The Everyday Math curriculum has been heavily criticized for introducing too many topics to children, leaving them without proficiency. Although you have provided Singapore supplements, I have heard many schools leave them unopened because the Everyday Math curriculum is so time consuming.

The National Math Panel report states only 23% of our U.S. students are proficient at grade 12, with large disparities by race and income. In his studies of school districts in Calif. that switched from Everyday Math to Saxon math, Dr. William Hook, math researcher from the University of Victoria, noted stunning performance improvements from students switching to Saxon math. Significantly, the teachers needed no special training and it worked as well for economically disadvantaged students as it did for high performing ones. This important research in California was overlooked in the Seattle adoption of Everyday Math textbooks.

The National Math Panel report criticized U.S. textbooks for being extremely long, contributing to a lack of coherence. The curriculum in PreK-8 should be streamlined and emphasize a well-defined set of most critical topics.
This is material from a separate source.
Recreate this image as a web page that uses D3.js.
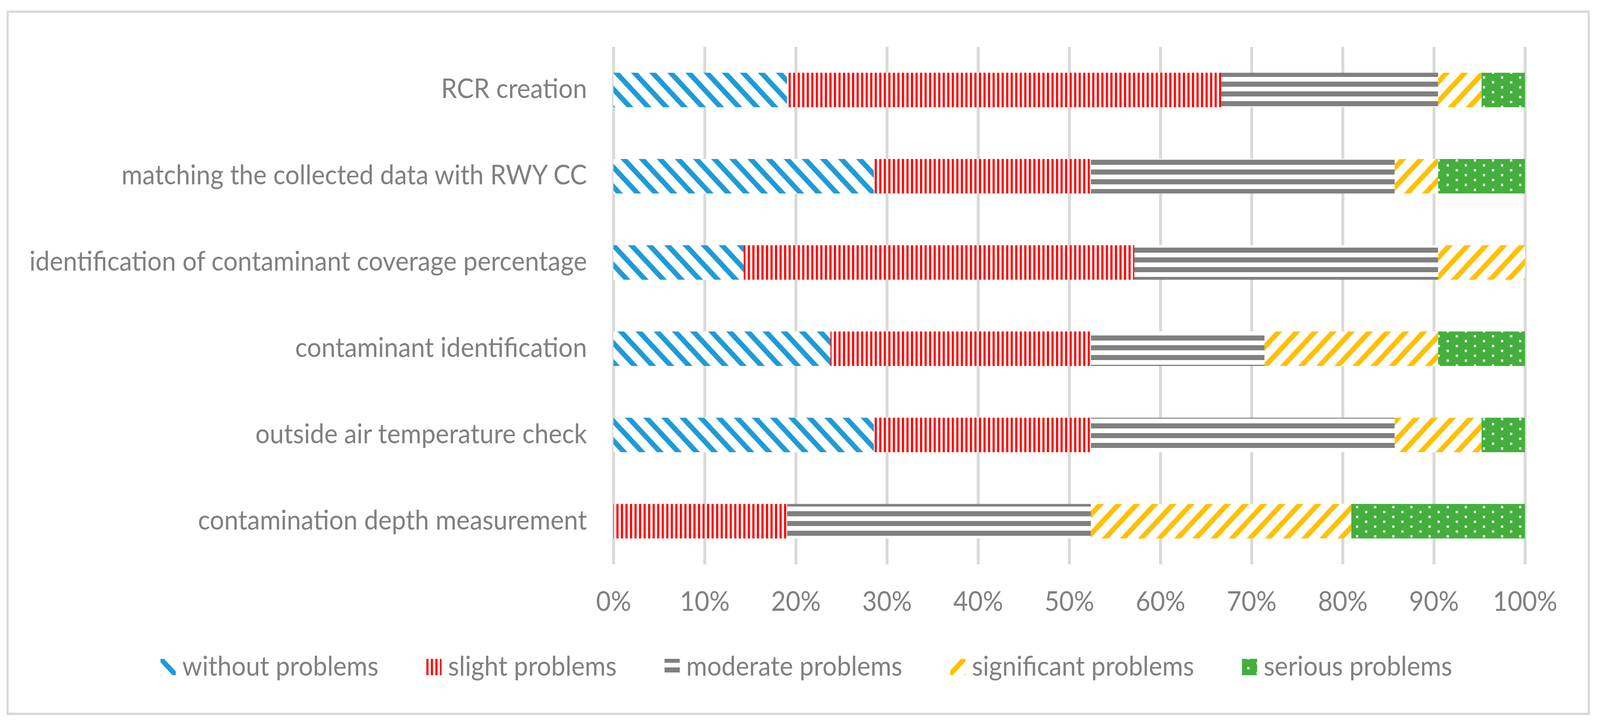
<!DOCTYPE html>
<html>
<head>
<meta charset="utf-8">
<script src="https://cdn.jsdelivr.net/npm/d3@7"></script>
<style>
  html, body { margin: 0; padding: 0; background: #fff; overflow: hidden; }
  svg { display: block; width: 100vw; height: 100vh; }
  text { font-family: "Lato", "Carlito", "Calibri", sans-serif; fill: #808080; }
</style>
</head>
<body>
<svg id="chart" viewBox="0 0 4413 1859" preserveAspectRatio="none"></svg>
<script>
// survey answers, 21 respondents per task (top row first)
const categories = [
  "RCR creation",
  "matching the collected data with RWY CC",
  "identification of contaminant coverage percentage",
  "contaminant identification",
  "outside air temperature check",
  "contamination depth measurement"
];
const seriesNames = [
  "without problems",
  "slight problems",
  "moderate problems",
  "significant problems",
  "serious problems"
];
const withoutProblems = [4, 6, 3, 5, 6, 0];
const slightProblems = [10, 5, 9, 6, 5, 4];
const moderateProblems = [5, 7, 7, 4, 7, 7];
const significantProblems = [1, 1, 2, 4, 2, 6];
const seriousProblems = [1, 2, 0, 2, 1, 4];
const tickValues = [0, 0.1, 0.2, 0.3, 0.4, 0.5, 0.6, 0.7, 0.8, 0.9, 1];

const seriesValues = [withoutProblems, slightProblems, moderateProblems, significantProblems, seriousProblems];
const rows = categories.map((c, i) => {
  const r = { category: c };
  seriesNames.forEach((s, j) => (r[s] = seriesValues[j][i]));
  return r;
});

const plot = { left: 1692, right: 4206, top: 120, bottom: 1445 };
const fontSize = 70;

const svg = d3.select("#chart");

// hatch patterns, Excel style
const defs = svg.append("defs");

const pBlue = defs.append("pattern").attr("id", "p0")
  .attr("patternUnits", "userSpaceOnUse").attr("width", 50).attr("height", 50)
  .attr("x", 1690).attr("y", 186);
pBlue.append("rect").attr("width", 50).attr("height", 50).attr("fill", "#fff");
pBlue.append("polygon").attr("points", "0,0 19,0 50,31 50,50").attr("fill", "#1E9BD7");
pBlue.append("polygon").attr("points", "0,31 19,50 0,50").attr("fill", "#1E9BD7");

const pRed = defs.append("pattern").attr("id", "p1")
  .attr("patternUnits", "userSpaceOnUse").attr("width", 12.5).attr("height", 20);
pRed.append("rect").attr("width", 12.5).attr("height", 20).attr("fill", "#fff");
pRed.append("rect").attr("width", 6).attr("height", 20).attr("fill", "#FF0000");

const pGrey = defs.append("pattern").attr("id", "p2")
  .attr("patternUnits", "userSpaceOnUse").attr("width", 20).attr("height", 25).attr("y", 9);
pGrey.append("rect").attr("width", 20).attr("height", 25).attr("fill", "#fff");
pGrey.append("rect").attr("width", 20).attr("height", 13).attr("fill", "#808080");

const pYellow = defs.append("pattern").attr("id", "p3")
  .attr("patternUnits", "userSpaceOnUse").attr("width", 50).attr("height", 50)
  .attr("y", 186);
pYellow.append("rect").attr("width", 50).attr("height", 50).attr("fill", "#fff");
pYellow.append("polygon").attr("points", "50,0 31,0 0,31 0,50").attr("fill", "#FFC000");
pYellow.append("polygon").attr("points", "50,31 31,50 50,50").attr("fill", "#FFC000");

const pGreen = defs.append("pattern").attr("id", "p4")
  .attr("patternUnits", "userSpaceOnUse").attr("width", 50).attr("height", 25)
  .attr("x", 15).attr("y", 8);
pGreen.append("rect").attr("width", 50).attr("height", 25).attr("fill", "#44AF3C");
pGreen.append("rect").attr("x", 0).attr("y", 0).attr("width", 6).attr("height", 6).attr("fill", "#fff");
pGreen.append("rect").attr("x", 25).attr("y", 12.5).attr("width", 6).attr("height", 6).attr("fill", "#fff");

const fillFor = (i) => `url(#p${i})`;

// outer frame
svg.append("rect")
  .attr("x", 21).attr("y", 30)
  .attr("width", 4361).attr("height", 1798)
  .attr("fill", "none")
  .attr("stroke", "#D9D9D9")
  .attr("stroke-width", 6);

const x = d3.scaleLinear().domain([0, 1]).range([plot.left, plot.right]);
const y = d3.scaleBand()
  .domain(categories)
  .range([plot.top, plot.bottom])
  .paddingInner(0.6)
  .paddingOuter(0.3);

// gridlines
const grid = svg.append("g")
  .attr("transform", `translate(0,${plot.bottom})`)
  .call(d3.axisBottom(x).tickValues(tickValues).tickSize(-(plot.bottom - plot.top)).tickFormat(""));
grid.select(".domain").remove();
grid.selectAll("line").attr("stroke", "#D9D9D9").attr("stroke-width", 8);

// stacked bars
const stacked = d3.stack().keys(seriesNames).offset(d3.stackOffsetExpand)(rows);

svg.selectAll(".layer")
  .data(stacked)
  .enter()
  .append("g")
  .classed("layer", true)
  .attr("fill", (d, i) => fillFor(i))
  .selectAll("rect")
  .data((d) => d)
  .enter()
  .append("rect")
  .attr("x", (d) => x(d[0]))
  .attr("y", (d) => y(d.data.category))
  .attr("width", (d) => x(d[1]) - x(d[0]))
  .attr("height", y.bandwidth());

// x axis labels
const xAxis = svg.append("g")
  .attr("transform", `translate(0,${plot.bottom})`)
  .call(d3.axisBottom(x).tickValues(tickValues).tickSize(0).tickFormat(d3.format(".0%")));
xAxis.select(".domain").remove();
xAxis.selectAll("text")
  .attr("y", 119)
  .attr("dy", 0)
  .style("font-size", `${fontSize}px`)
  .attr("fill", "#808080");

// category labels
const yAxis = svg.append("g")
  .attr("transform", `translate(${plot.left},0)`)
  .call(d3.axisLeft(y).tickSize(0).tickPadding(73));
yAxis.select(".domain").remove();
yAxis.selectAll("text")
  .attr("dy", "0.3em")
  .style("font-size", `${fontSize}px`)
  .attr("fill", "#808080");

// legend
const legend = svg.append("g");
const items = legend.selectAll("g")
  .data(seriesNames)
  .enter()
  .append("g");

items.append("rect")
  .attr("width", 42)
  .attr("height", 42)
  .attr("y", 1687)
  .attr("fill", (d, i) => fillFor(i));

items.append("text")
  .attr("x", 60)
  .attr("y", 1730)
  .style("font-size", `${fontSize}px`)
  .text((d) => d);

let pos = 0;
const offsets = [];
items.each(function () {
  offsets.push(pos);
  pos += 60 + d3.select(this).select("text").node().getComputedTextLength() + 132;
});
const legendWidth = pos - 132;
const legendStart = 2224 - legendWidth / 2;
items.attr("transform", (d, i) => `translate(${legendStart + offsets[i]},0)`);
</script>
</body>
</html>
Everyday Math textbooks are long and complicated compared to Singapore and Saxon textbooks and they jump around many different topics. They also rely on verbal problems, increasing difficulty to students without strong language skills.

The National Math Panel mentioned that the use of calculators is one of the concerns in a survey of the nation’s algebra teachers, and that fluency in computation will be adversely affected. They should not be used in tests designed to assess computational facility. I noticed entire chapters devoted to using calculators in EM textbooks.

On page 26 the National Math Panel report states that few curricula in the U.S. provide sufficient practice to ensure fast and efficient solving of basic fact combinations and execution of the standard algorithms. UW Professor of atmospheric sciences, Cliff Mass, notes the alarming trend over the last decade of students requiring remedial math and he blames reform curricula like Everyday Math for this. Many college math and science professors in Washington who see incoming freshmen should have been consulted before an adoption was made.

I think Everyday Math is an extremely weak foundation for our Seattle students and will not give them the practice and tools they need to become proficient.